Esta es la causa cuyo efecto convierte al pensamiento en víctima del engaño, cuando la condicionada condición, es insertada en nuestro cerebro bajo el temor a quedar sentenciados al ostracismo social, al crear falsas virtudes que escondan los muchos defectos y mayúsculas carencias de un decrépito sistema obsoleto que a lomos de la involución intelectual, deteriora gravemente el porvenir debido a la manifiesta incapacidad de ponernos de acuerdo cuando el interés particular anula toda voluntad de actuación: atisbo del funesto resultado futuro que nos espera sin la adecuada formación del hoy, que garantice la correcta educación del mañana.

educación y solidaridad

La consecuencia a esta desnaturalización, por individualismo, es dejar de ser auténticos desde el momento en el que la sociedad valora al individuo por ser «quien es» y no «qué es», bajo una falsa realidad e identidad que a lomos de orgullo y vanidad produce, con la suma de sus miembros, una insana escala de valores sociales. Y así, la verdad y con ella lo real, no puede aflorar en un mundo donde nadie es quien dice ser y donde casi todos mienten más que hablan gracias a la maldita condicionada condición que nos obliga, con su constante insistencia, a complicar nuestro vivir engordando a un monstruo llamado dinero que sin duda impide hacer sencilla la vida para con menos alcanzar mayor grado de satisfacción.

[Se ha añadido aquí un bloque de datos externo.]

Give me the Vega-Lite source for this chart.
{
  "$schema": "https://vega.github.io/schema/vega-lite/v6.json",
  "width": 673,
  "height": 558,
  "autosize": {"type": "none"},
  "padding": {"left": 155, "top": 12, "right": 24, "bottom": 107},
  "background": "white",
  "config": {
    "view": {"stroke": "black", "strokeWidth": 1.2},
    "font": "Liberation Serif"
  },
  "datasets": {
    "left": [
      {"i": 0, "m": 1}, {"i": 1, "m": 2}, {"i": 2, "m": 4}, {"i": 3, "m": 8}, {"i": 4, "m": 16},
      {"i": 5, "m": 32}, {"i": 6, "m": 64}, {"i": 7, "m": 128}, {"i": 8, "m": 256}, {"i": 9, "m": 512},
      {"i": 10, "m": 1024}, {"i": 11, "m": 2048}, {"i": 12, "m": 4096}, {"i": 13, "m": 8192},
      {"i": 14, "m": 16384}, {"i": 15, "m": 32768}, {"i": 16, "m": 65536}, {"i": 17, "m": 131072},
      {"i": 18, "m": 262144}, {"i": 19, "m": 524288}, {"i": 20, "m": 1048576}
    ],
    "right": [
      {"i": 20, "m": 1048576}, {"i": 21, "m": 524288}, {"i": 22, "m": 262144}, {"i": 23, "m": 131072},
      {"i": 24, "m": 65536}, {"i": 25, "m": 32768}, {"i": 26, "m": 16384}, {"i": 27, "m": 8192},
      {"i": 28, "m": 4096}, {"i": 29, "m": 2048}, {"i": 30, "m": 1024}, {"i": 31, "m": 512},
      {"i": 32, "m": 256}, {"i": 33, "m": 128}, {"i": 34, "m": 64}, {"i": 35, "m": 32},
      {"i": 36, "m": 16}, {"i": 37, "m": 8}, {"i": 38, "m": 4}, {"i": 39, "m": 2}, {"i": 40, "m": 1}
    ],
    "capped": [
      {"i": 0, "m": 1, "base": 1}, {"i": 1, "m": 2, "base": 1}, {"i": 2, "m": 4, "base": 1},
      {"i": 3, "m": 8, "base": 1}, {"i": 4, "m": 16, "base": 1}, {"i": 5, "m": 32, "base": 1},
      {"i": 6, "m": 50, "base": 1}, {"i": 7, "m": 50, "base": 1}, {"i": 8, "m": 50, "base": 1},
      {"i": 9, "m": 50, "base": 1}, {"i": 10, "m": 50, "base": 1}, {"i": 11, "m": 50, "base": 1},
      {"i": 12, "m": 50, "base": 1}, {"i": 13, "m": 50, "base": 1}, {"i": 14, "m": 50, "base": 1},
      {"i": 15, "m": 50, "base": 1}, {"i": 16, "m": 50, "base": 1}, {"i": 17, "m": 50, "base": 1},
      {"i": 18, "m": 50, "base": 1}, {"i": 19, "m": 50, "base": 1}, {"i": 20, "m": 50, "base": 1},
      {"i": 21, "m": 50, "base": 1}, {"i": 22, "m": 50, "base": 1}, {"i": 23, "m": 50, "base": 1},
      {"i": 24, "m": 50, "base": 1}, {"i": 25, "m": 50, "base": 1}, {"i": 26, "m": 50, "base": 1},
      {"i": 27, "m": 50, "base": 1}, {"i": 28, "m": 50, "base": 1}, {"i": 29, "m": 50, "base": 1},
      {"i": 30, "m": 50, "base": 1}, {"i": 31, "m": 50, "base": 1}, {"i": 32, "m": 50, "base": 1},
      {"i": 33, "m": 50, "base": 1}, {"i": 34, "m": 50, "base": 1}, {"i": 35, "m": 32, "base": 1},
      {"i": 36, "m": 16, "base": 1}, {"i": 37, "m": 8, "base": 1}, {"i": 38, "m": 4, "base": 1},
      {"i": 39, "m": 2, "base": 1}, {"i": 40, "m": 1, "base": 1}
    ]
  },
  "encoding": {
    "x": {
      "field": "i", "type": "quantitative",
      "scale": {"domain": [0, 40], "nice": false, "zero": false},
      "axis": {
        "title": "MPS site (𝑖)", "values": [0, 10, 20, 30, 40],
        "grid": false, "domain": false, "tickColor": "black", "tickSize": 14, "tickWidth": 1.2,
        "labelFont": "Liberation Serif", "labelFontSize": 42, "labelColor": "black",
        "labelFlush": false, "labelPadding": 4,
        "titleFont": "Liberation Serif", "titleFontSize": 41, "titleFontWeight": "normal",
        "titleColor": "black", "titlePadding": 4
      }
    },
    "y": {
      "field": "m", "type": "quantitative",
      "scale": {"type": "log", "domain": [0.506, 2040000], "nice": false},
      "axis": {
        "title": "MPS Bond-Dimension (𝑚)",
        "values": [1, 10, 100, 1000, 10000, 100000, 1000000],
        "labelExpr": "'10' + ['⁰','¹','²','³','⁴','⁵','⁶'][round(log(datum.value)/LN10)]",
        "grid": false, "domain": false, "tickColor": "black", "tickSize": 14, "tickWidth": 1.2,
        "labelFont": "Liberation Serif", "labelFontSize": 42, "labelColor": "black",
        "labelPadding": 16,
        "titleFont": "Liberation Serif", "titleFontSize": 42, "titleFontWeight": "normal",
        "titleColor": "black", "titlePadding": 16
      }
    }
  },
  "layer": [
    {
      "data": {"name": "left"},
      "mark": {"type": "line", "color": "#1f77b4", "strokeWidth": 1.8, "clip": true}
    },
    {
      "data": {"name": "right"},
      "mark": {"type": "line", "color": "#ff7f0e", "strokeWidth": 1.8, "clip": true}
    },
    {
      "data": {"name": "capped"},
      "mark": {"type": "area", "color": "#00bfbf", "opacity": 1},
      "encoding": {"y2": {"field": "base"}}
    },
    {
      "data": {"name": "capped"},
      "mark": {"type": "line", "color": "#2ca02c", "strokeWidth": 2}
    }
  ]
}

Y mientras dicha condición, deliberadamente condicionada, sea ignorada en beneficio del interés de a quienes ciegamente debemos copiar, seguir y alabar al otro lado de la pantalla en el colmo de lo absurdo para insulto del intelecto humano, la verdadera esencia de la vida estará lejos de construir una sociedad justa, unida y solidaria: sagrados valores a la baja entre la juventud de un hoy que mañana construya sabe dios que sociedad, sin que haya que ser demasiado inteligente para adivinar el lúgubre resultado venidero más cerca del negro realismo que del grisáceo pesimismo.